Koldavia, un país cada día más remoto y perdido, donde el sol se ponía entre inaccesible montañas de basura, era tierra de oportunidades: un lugar donde cualquier portero de, ejem, discoteca podía hacer carrera y llegar a ganar mensualmente el equivalente a ocho veces el salario mínimo a base de saber cómo colocarse cerca del poder dando codazos y multiplicando chantajes y amenazas.
En Koldavia los más notorios cabezas de chorlito tenían nombres de raíz semejante, como Alvite, Aldama, Alvarone, Albalos, Alberto…eran la aristocracia de los koldavos, ‘los ales’, como los llamaban los ciudadanos; todos ellos salían cada día en las portadas de los periódicos, protagonizando hazañas crecientemente increíbles que dejaban boquiabiertos a los viandantes y servían de comentario en las tertulias de amigotes.
Pero las gentes de Koldavia eran buenas gentes y nada querían saber de todos estos ‘ales’ que se enriquecían a su costa, lo cual a nadie parecía importarle mucho mientras el aperitivo, la casita en la sierra y la cena en un restaurante con terracita y rubia/o estuviesen garantizados.
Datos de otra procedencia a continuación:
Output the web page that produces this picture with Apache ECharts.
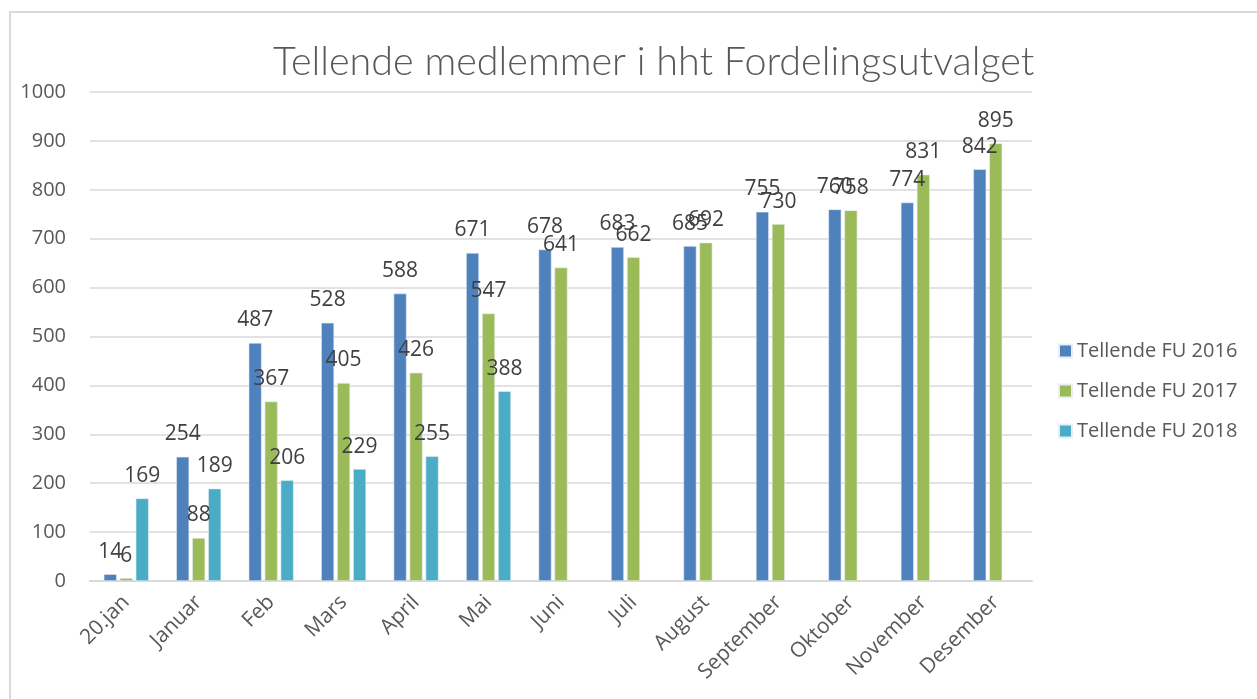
<!DOCTYPE html>
<html>
<head>
<meta charset="utf-8">
<script src="https://cdn.jsdelivr.net/npm/echarts@6/dist/echarts.min.js"></script>
<style>
    html, body { margin: 0; padding: 0; background: #fff; }
    #frame { position: absolute; left: 9px; top: 11px; width: 1250px; height: 700px;
             border-top: 2px solid #d9d9d9; border-left: 2px solid #d9d9d9; }
    #chart { position: absolute; left: 0; top: 0; width: 1257px; height: 699px; }
</style>
</head>
<body>
<div id="frame"></div>
<div id="chart"></div>
<script>
// 类目与数据
var categories = ['20.jan', 'Januar', 'Feb', 'Mars', 'April', 'Mai', 'Juni', 'Juli', 'August', 'September', 'Oktober', 'November', 'Desember'];
var fu2016 = [14, 254, 487, 528, 588, 671, 678, 683, 685, 755, 760, 774, 842];
var fu2017 = [6, 88, 367, 405, 426, 547, 641, 662, 692, 730, 758, 831, 895];
var fu2018 = [169, 189, 206, 229, 255, 388, '-', '-', '-', '-', '-', '-', '-'];
var seriesNames = ['Tellende FU 2016', 'Tellende FU 2017', 'Tellende FU 2018'];
var colors = ['#4F81BD', '#9BBB59', '#4BACC6'];

var textColor = '#595959';
var font = 'Open Sans';

function makeSeries(name, data, color) {
    return {
        name: name,
        type: 'bar',
        data: data,
        barWidth: 13,
        barGap: '23%',
        itemStyle: {
            color: color,
            borderColor: '#e8eef8', //浅色描边
            borderWidth: 0.6
        },
        label: {
            show: true,
            position: 'top',
            distance: 12,
            color: '#404040',
            fontFamily: font,
            fontSize: 21
        }
    };
}

var myChart = echarts.init(document.getElementById('chart'));
myChart.setOption({
    animation: false,
    title: {
        text: 'Tellende medlemmer i hht Fordelingsutvalget',
        left: 268,
        top: 37,
        textStyle: {
            color: textColor,
            fontFamily: 'Lato',
            fontWeight: 300,
            fontSize: 39.5
        }
    },
    legend: {
        orient: 'vertical',
        left: 1053,
        top: 336,
        itemWidth: 13,
        itemHeight: 13,
        itemGap: 20,
        icon: 'rect',
        textStyle: {
            color: textColor,
            fontFamily: font,
            fontSize: 20
        },
        data: seriesNames
    },
    grid: {
        left: 90,
        right: 225,
        top: 92,
        bottom: 118,
        containLabel: false
    },
    xAxis: {
        type: 'category',
        data: categories,
        axisTick: { show: false },
        axisLine: { lineStyle: { color: '#d9d9d9', width: 2 } },
        axisLabel: {
            rotate: 45,
            margin: 18,
            color: textColor,
            fontFamily: font,
            fontSize: 21,
            interval: 0
        }
    },
    yAxis: {
        type: 'value',
        min: 0,
        max: 1000,
        interval: 100,
        axisLine: { show: false },
        axisTick: { show: false },
        splitLine: { lineStyle: { color: '#d9d9d9', width: 1.5 } },
        axisLabel: {
            margin: 24,
            color: textColor,
            fontFamily: font,
            fontSize: 20,
            formatter: function (v) { return String(v); }
        }
    },
    series: [
        makeSeries(seriesNames[0], fu2016, colors[0]),
        makeSeries(seriesNames[1], fu2017, colors[1]),
        makeSeries(seriesNames[2], fu2018, colors[2])
    ]
});
</script>
</body>
</html>
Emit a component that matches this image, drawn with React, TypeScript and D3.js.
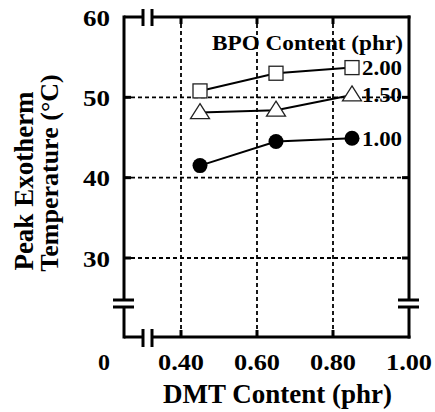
import * as d3 from 'd3'

const W = 435
const H = 412

// DMT content (phr) on the x axis
const dmt = [0.45, 0.65, 0.85]
// peak exotherm temperature (°C) per BPO content
const bpoLevels = ['2.00', '1.50', '1.00']
const bpo200 = [50.8, 53.0, 53.7]
const bpo150 = [48.1, 48.4, 50.3]
const bpo100 = [41.5, 44.5, 44.9]
const markers = ['square', 'triangle', 'circle']

const xTicks = [0.4, 0.6, 0.8, 1.0]
const yTicks = [30, 40, 50, 60]

const FRAME = { left: 124, right: 409, top: 17, bottom: 337 }
const FONT = '"Liberation Serif", "Times New Roman", serif'

const x = d3.scaleLinear().domain([0.4, 1.0]).range([181, FRAME.right])
const y = d3.scaleLinear().domain([30, 60]).range([258, FRAME.top])

function Marker({ kind, cx, cy }: { kind: string; cx: number; cy: number }) {
  if (kind === 'circle') {
    return <circle cx={cx} cy={cy} r={7.5} fill="#000" />
  }
  if (kind === 'square') {
    return (
      <rect x={cx - 7} y={cy - 7} width={14} height={14} fill="#fff" stroke="#222" strokeWidth={1.3} />
    )
  }
  const tri = `M${cx},${cy - 9}L${cx + 9.5},${cy + 6}L${cx - 9.5},${cy + 6}Z`
  return <path d={tri} fill="#fff" stroke="#222" strokeWidth={1.3} />
}

export default function App() {
  const series = [bpo200, bpo150, bpo100]
  const line = d3
    .line<number>()
    .x((_, i) => x(dmt[i]))
    .y((v) => y(v))

  const breakY = [300, 307]
  const breakX = [143, 152]
  const axisW = 3

  return (
    <svg
      width={W}
      height={H}
      style={{ position: 'absolute', left: 0, top: 0, background: '#fff' }}
      fontFamily={FONT}
      fontWeight="bold"
    >
      {/* grid */}
      {xTicks.slice(0, 3).map((t) => (
        <line key={'gx' + t} x1={x(t)} x2={x(t)} y1={FRAME.top} y2={FRAME.bottom}
          stroke="#000" strokeWidth={1.8} strokeDasharray="4 3" />
      ))}
      {yTicks.slice(0, 3).map((t) => (
        <line key={'gy' + t} x1={FRAME.left} x2={FRAME.right} y1={y(t)} y2={y(t)}
          stroke="#000" strokeWidth={1.8} strokeDasharray="4 3" />
      ))}

      {/* frame with breaks */}
      <g stroke="#000" strokeWidth={axisW} fill="none">
        <line x1={FRAME.left} x2={breakX[0]} y1={FRAME.top} y2={FRAME.top} />
        <line x1={breakX[1]} x2={FRAME.right + 1.5} y1={FRAME.top} y2={FRAME.top} />
        <line x1={FRAME.left} x2={breakX[0]} y1={FRAME.bottom} y2={FRAME.bottom} />
        <line x1={breakX[1]} x2={FRAME.right + 1.5} y1={FRAME.bottom} y2={FRAME.bottom} />
        <line x1={FRAME.left} x2={FRAME.left} y1={FRAME.top - 1.5} y2={breakY[0]} />
        <line x1={FRAME.left} x2={FRAME.left} y1={breakY[1]} y2={FRAME.bottom + 1.5} />
        <line x1={FRAME.right} x2={FRAME.right} y1={FRAME.top - 1.5} y2={breakY[0]} />
        <line x1={FRAME.right} x2={FRAME.right} y1={breakY[1]} y2={FRAME.bottom + 1.5} />
        {breakY.map((b) => (
          <g key={'by' + b}>
            <line x1={FRAME.left - 11} x2={FRAME.left + 10} y1={b} y2={b} />
            <line x1={FRAME.right - 11} x2={FRAME.right + 10} y1={b} y2={b} />
          </g>
        ))}
        {breakX.map((b) => (
          <g key={'bx' + b}>
            <line x1={b} x2={b} y1={FRAME.top - 8} y2={FRAME.top + 9} />
            <line x1={b} x2={b} y1={FRAME.bottom - 8} y2={FRAME.bottom + 10} />
          </g>
        ))}
        {/* inward ticks */}
        {xTicks.slice(0, 3).map((t) => (
          <g key={'tx' + t}>
            <line x1={x(t)} x2={x(t)} y1={FRAME.top} y2={FRAME.top + 7} />
            <line x1={x(t)} x2={x(t)} y1={FRAME.bottom} y2={FRAME.bottom - 7} />
          </g>
        ))}
        {yTicks.slice(0, 3).map((t) => (
          <g key={'ty' + t}>
            <line x1={FRAME.left} x2={FRAME.left + 7} y1={y(t)} y2={y(t)} />
            <line x1={FRAME.right} x2={FRAME.right - 7} y1={y(t)} y2={y(t)} />
          </g>
        ))}
      </g>

      {/* series */}
      {series.map((s, si) => (
        <g key={'s' + si}>
          <path d={line(s) ?? ''} fill="none" stroke="#000" strokeWidth={2} />
          {s.map((v, i) => (
            <Marker key={i} kind={markers[si]} cx={x(dmt[i])} cy={y(v)} />
          ))}
          <text x={x(dmt[2]) + 10} y={y(s[2]) + 7.5} fontSize={21}
            textLength={40} lengthAdjust="spacingAndGlyphs">
            {bpoLevels[si]}
          </text>
        </g>
      ))}
      <text x={212} y={50} fontSize={20} textLength={191} lengthAdjust="spacingAndGlyphs">
        BPO Content (phr)
      </text>

      {/* tick labels */}
      {yTicks.map((t) => (
        <text key={'ly' + t} x={110} y={y(t) + 8.5} fontSize={24} textAnchor="end"
          textLength={27} lengthAdjust="spacingAndGlyphs">
          {t}
        </text>
      ))}
      {xTicks.map((t) => (
        <text key={'lx' + t} x={x(t)} y={370} fontSize={24} textAnchor="middle"
          textLength={46} lengthAdjust="spacingAndGlyphs">
          {t.toFixed(2)}
        </text>
      ))}
      <text x={104} y={370} fontSize={24} textAnchor="middle">0</text>

      {/* axis titles */}
      <text x={163} y={403} fontSize={27} textLength={229} lengthAdjust="spacingAndGlyphs">
        DMT Content (phr)
      </text>
      <text transform="translate(33,181) rotate(-90)" fontSize={27} textAnchor="middle">
        Peak Exotherm
      </text>
      <text transform="translate(58,173) rotate(-90)" fontSize={26} textAnchor="middle">
        Temperature (°C)
      </text>
    </svg>
  )
}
Y claro, el rey de Koldavia, a quien quizá humorísticamente se apodaba Sancho III El Cadavérico, se cuidaba muy mucho de que sus súbditos se despreocupasen de las cosas del Estado teniendo garantizado el pan con jamón ibérico y el circo con sede en el Congreso y el Senado.
Así que Koldavia era bastante feliz, aunque en ocasiones los habitantes de la pequeña república vecina de Ucolandia les removiesen las conciencias con sus revelaciones, filtradas a través de un selecto grupo de patriotas, conocidos como ‘los fachosféricos’. Estos, con lo que les contaban los ucolandios, se dejaban la piel tratando de abrir túneles de luz en esas montañas de basura que empezaban ya a ser una característica orográfica de una nación a la que alguien, antes de prohibir también los toros, había llamado ‘la piel de toro’.
Koldavia era, como el personaje fundador que dio nombre a esta remota nación, bastante mal educada, inelegante, algo malencarada, y mira que Sancho el Cadavérico tenía fama de guapo cuando traspasaba, que era muchas veces y con suerte diversa, los límites nacionales. Koldavia tenía ribetes de putiferio, leyes cambiantes como de broma, aliados muy extraños en cuyo ideario estaba precisamente cargarse la nación a la que decían sustentar. En Koldavia había mucha marcha, mucha maniobra orquestal en la oscuridad, mucho predicador prevaricador. Una colección de personajes, ya digo, encabezados por los ‘ales’, verdaderamente pintoresca.
Y, sin embargo, Koldavia, que jamás debería haberse llamado así, era y es un gran país. Donde la mayoría de la gente se esforzaba, y se esfuerza, trabajando por sueldos casi míseros, en hacer un mundo mejor, librándose de los jetas, golfos, malandrines que fueron los que hicieron que la nación cambiase su denominación anterior por esta de Koldavia de nuestros pesares, puerto de arrebatacapas, cueva de Al-i Baba (que era otro de los ‘ales’, como se sabe).